> _Exercise directions_
The answer is a single number: how many lines hold the string "React".
***** Recorded information
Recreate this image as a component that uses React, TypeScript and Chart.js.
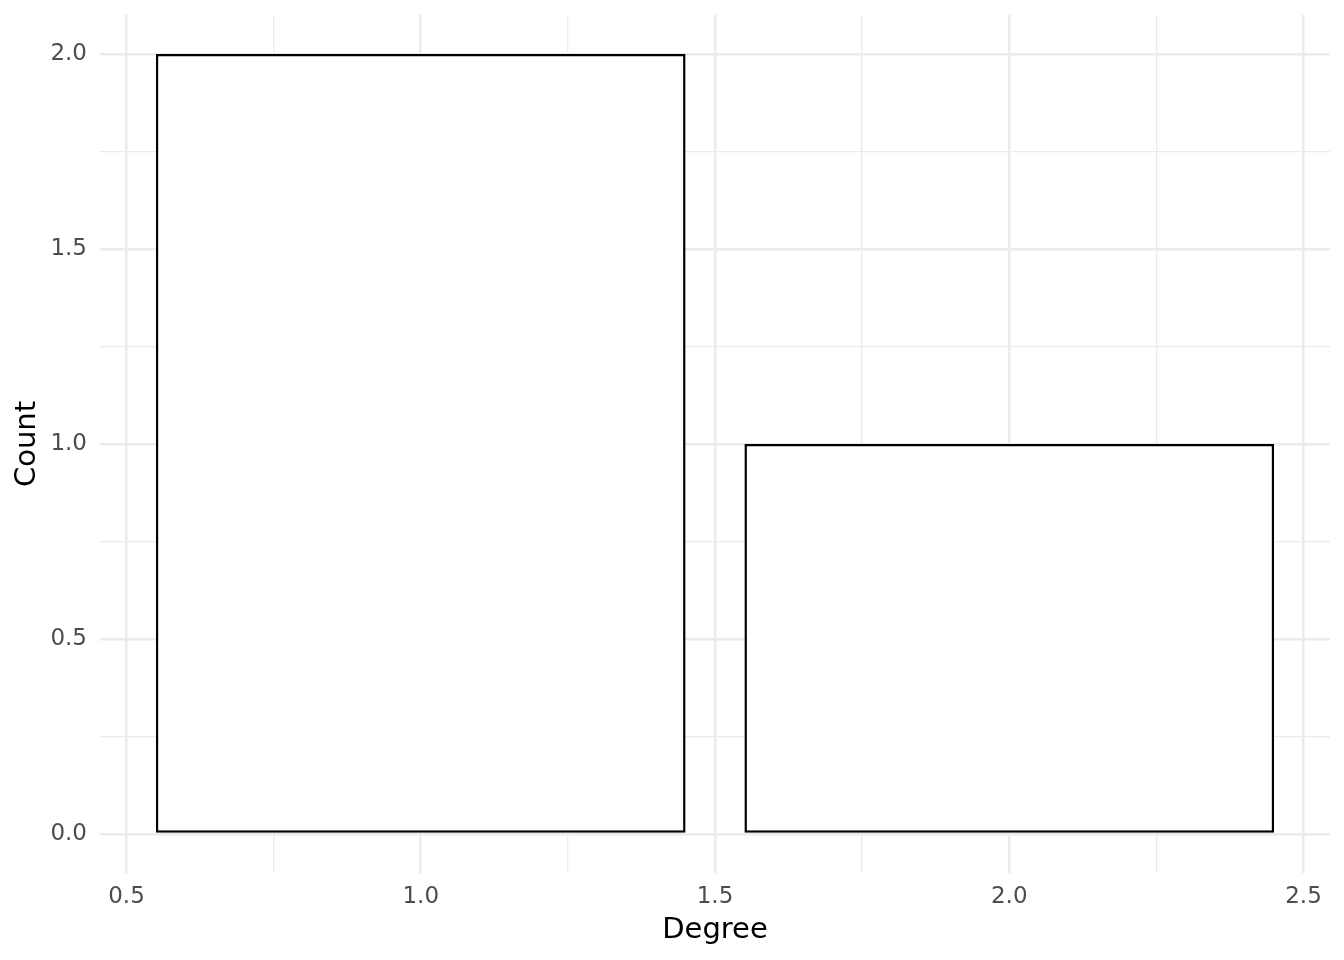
import React, { useEffect, useRef } from "react";
import { Chart, registerables } from "chart.js";

Chart.register(...registerables);

const degrees: number[] = [1, 2];
const counts: number[] = [2, 1];
const xTickStep = 0.25;
const yTickStep = 0.25;
const xMin = 0.455;
const xMax = 2.545;
const yMin = -0.1;
const yMax = 2.1;

const FONT = "'DejaVu Sans', sans-serif";
const isMajor = (v: number) => Math.abs(v * 2 - Math.round(v * 2)) < 1e-6;

export default function App() {
  const ref = useRef<HTMLCanvasElement | null>(null);
  useEffect(() => {
    if (!ref.current) return;
    const gridOpts = {
      color: "#ebebeb",
      lineWidth: (ctx: any) => (ctx.tick && isMajor(ctx.tick.value) ? 2.5 : 1.3),
      drawTicks: false,
      offset: false,
    };
    const chart = new Chart(ref.current, {
      type: "bar",
      data: {
        datasets: [
          {
            data: degrees.map((d, i) => ({ x: d, y: counts[i] })),
            backgroundColor: "#ffffff",
            borderColor: "#000000",
            borderWidth: 2.5,
            borderSkipped: false,
            barPercentage: 0.9,
            categoryPercentage: 1,
            xAxisID: "x",
            yAxisID: "y",
          },
        ],
      },
      options: {
        animation: false,
        responsive: false,
        layout: { padding: { top: 15, right: 14, left: 0, bottom: 0 } },
        plugins: { legend: { display: false }, tooltip: { enabled: false } },
        scales: {
          x: {
            type: "linear",
            display: false,
            offset: false,
            grid: { offset: false },
            min: xMin,
            max: xMax,
            ticks: { stepSize: 1, includeBounds: false },
          },
          x2: {
            type: "linear",
            position: "bottom",
            offset: false,
            min: xMin,
            max: xMax,
            border: { display: false },
            grid: gridOpts,
            ticks: {
              stepSize: xTickStep,
              includeBounds: false,
              autoSkip: false,
              maxRotation: 0,
              padding: 10,
              color: "#4d4d4d",
              font: { family: FONT, size: 23 },
              callback: (v: any) => (isMajor(Number(v)) ? Number(v).toFixed(1) : ""),
            },
            title: {
              display: true,
              text: "Degree",
              color: "#000000",
              font: { family: FONT, size: 29 },
              padding: { top: 0, bottom: 12 },
            },
            afterFit: (s: any) => {
              s.height = 87;
              s.paddingLeft = 0;
              s.paddingRight = 0;
            },
          },
          y: {
            type: "linear",
            offset: false,
            min: yMin,
            max: yMax,
            border: { display: false },
            grid: gridOpts,
            ticks: {
              stepSize: yTickStep,
              includeBounds: false,
              autoSkip: false,
              padding: 13,
              color: "#4d4d4d",
              font: { family: FONT, size: 23 },
              callback: (v: any) => (isMajor(Number(v)) ? Number(v).toFixed(1) : ""),
            },
            title: {
              display: true,
              text: "Count",
              color: "#000000",
              font: { family: FONT, size: 29 },
              padding: { top: 10, bottom: 0 },
            },
            afterFit: (s: any) => {
              s.width = 100;
              s.paddingTop = 0;
              s.paddingBottom = 0;
            },
          },
        },
      },
    } as any);
    return () => chart.destroy();
  }, []);
  return (
    <div style={{ position: "absolute", left: 0, top: 0, width: 1344, height: 960, background: "#fff" }}>
      <canvas ref={ref} width={1344} height={960} style={{ display: "block" }} />
    </div>
  );
}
**********
> _Answer to this task_
2